The demonstrations were initially sparked in December by the arrest of several guards of Finance Minister Rafa al-Essawi, a leading Sunni, and the longest-running of them have blocked off a key trade route linking Baghdad to Jordan and Syria. But they have since expanded markedly, and the government has sought to curtail them by claiming to have released thousands of detainees and raising the salaries of Sunni militiamen fighting Al Qaeda extremists. It has also restricted movements in major cities on Fridays, when the largest of these protests are held.

Maliki, meanwhile, has been grappling with a political crisis that has pitted him against many of his government partners barely two months before provincial elections, Iraq’s first since March 2010 parliamentary polls.

 

Tensions in Iraq are ‘troubling’: US general

AFP/Washington DC

Sectarian tensions and political discord in Iraq signal a “troubling” trend in the country since US troops withdrew a year ago, a top American general warned last week. Iraq has remained stable but “fragile,” said General Lloyd Austin, who was the last US commander in Iraq before all his forces withdrew in December 2011.

Austin offered his assessment when pressed by Republican Senator John McCain, a hawk on the Iraq war who has heavily criticised President Barack Obama for pulling out American troops.

“So do you believe Iraq is headed in a positive or negative direction?” McCain asked the general.

“Sir, I think, again, some of the things that we’re seeing in Iraq are very troubling, with the Arab current tensions, with the Sunni protests,” he said. McCain then asked: “So whether we had troops there — a residual force there or not wouldn’t have mattered?”

Austin acknowledged that a US troop presence would have been helpful. “I think that, certainly, if we could have continued to advise and assist the Iraqis, I think certainly it would have continued to make them better.”

The Obama administration says it sought to negotiate a follow-on force but the Iraqi government refused to grant legal immunity to US forces deployed there. McCain and some other lawmakers, however, have argued that the White House did not make a concerted effort to clinch an agreement.

Austin said that while there was cause for concern, there were also some encouraging signs, citing oil production and the performance of Iraqi security forces, which he said had remained united despite political crisis.

“They’ve been challenged several times, in terms of security, but the security forces have really held, and they’re still loyal to the civilian leadership.
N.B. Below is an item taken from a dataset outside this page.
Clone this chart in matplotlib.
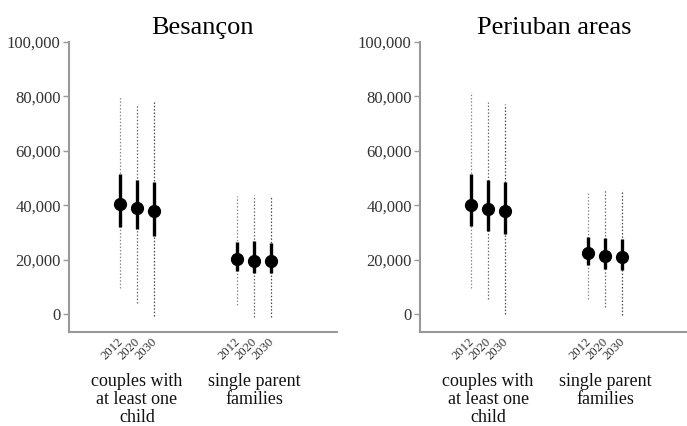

They haven’t fractured,” the general said. “And so there are a couple of things in there that do indicate that if they begin to make the right decisions politically, that I think they have a chance at moving in the right direction.”

 

Baghdad frees French reporter

Iraq last week freed on bail a French reporter held for three weeks for allegedly taking unauthorised photographs of security installations in Baghdad. Nadir Dendoune was in good health and was set to leave for Paris, a diplomat said, in a case that sparked uproar in France with press freedoms groups and the French government calling for the journalist’s release.
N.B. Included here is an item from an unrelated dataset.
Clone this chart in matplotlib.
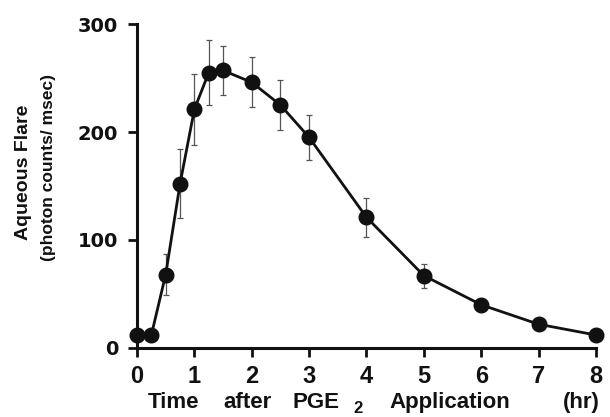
import matplotlib.pyplot as plt

plt.rcParams['font.family'] = ['Liberation Sans', 'DejaVu Sans']

# Data
hours = [0, 0.25, 0.5, 0.75, 1.0, 1.25, 1.5, 2, 2.5, 3, 4, 5, 6, 7, 8]
flare = [12, 12, 68, 152, 221, 255, 257, 246, 225, 195, 121, 67, 40, 22, 12]
flare_err = [1, 1, 19, 32, 33, 30, 23, 23, 23, 21, 18, 11, 5, 2, 2]

x_ticks = [0, 1, 2, 3, 4, 5, 6, 7, 8]
y_ticks = [0, 100, 200, 300]

fig = plt.figure(figsize=(6.1, 4.17), dpi=100)
ax = fig.add_axes([0.2246, 0.1655, 0.7524, 0.7769])

ax.errorbar(hours, flare, yerr=flare_err, fmt='none', ecolor='#555555',
            elinewidth=0.9, capsize=2.5, capthick=0.9, zorder=2, clip_on=False)
ax.plot(hours, flare, color='#111111', linewidth=2.0, marker='o',
        markersize=10.5, markerfacecolor='#111111', markeredgecolor='#111111',
        zorder=3, clip_on=False)

ax.set_xlim(0, 8)
ax.set_ylim(0, 300)
ax.set_xticks(x_ticks)
ax.set_yticks(y_ticks)
ax.spines['top'].set_visible(False)
ax.spines['right'].set_visible(False)
for s in ['left', 'bottom']:
    ax.spines[s].set_linewidth(2.2)
    ax.spines[s].set_color('#111111')
ax.tick_params(direction='out', length=6.5, width=2.0, colors='#111111')
ax.tick_params(axis='x', pad=5.5)
ax.tick_params(axis='y', pad=7)
ax.set_xticklabels([str(t) for t in x_ticks], fontsize=17, fontweight='bold')
ax.set_yticklabels([str(t) for t in y_ticks], fontsize=14, fontweight='bold',
                   family='DejaVu Sans')

# y label (two lines)
fig.text(0.038, 0.587, 'Aqueous Flare', rotation=90, ha='center', va='center',
         fontsize=14, fontweight='bold', color='#111111')
fig.text(0.080, 0.598, '(photon counts/ msec)', rotation=90, ha='center',
         va='center', fontsize=12.5, fontweight='bold', color='#111111')

# x label, widely spaced like the original
xl_y = 0.022
fig.text(0.243, xl_y, 'Time', fontsize=16, fontweight='bold', color='#111111')
fig.text(0.366, xl_y, 'after', fontsize=16, fontweight='bold', color='#111111')
fig.text(0.479, xl_y, 'PGE', fontsize=16, fontweight='bold', color='#111111')
fig.text(0.579, xl_y - 0.012, '2', fontsize=12, fontweight='bold', color='#111111')
fig.text(0.639, xl_y, 'Application', fontsize=16, fontweight='bold', color='#111111')
fig.text(0.923, xl_y, '(hr)', fontsize=16, fontweight='bold', color='#111111')

fig.savefig('out.png', dpi=100)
But although Dendoune, who also holds Australian and Algerian passports, is likely to depart for France, the fate of two Iraqi associates who were released on bail with him is unclear. “We released him, but still have many doubts about him,” a senior Iraqi security official said on condition of anonymity, while Muayad al-Lami, the head of the journalists’ union, said Dendoune was released and met by French ambassador Denys Gauer.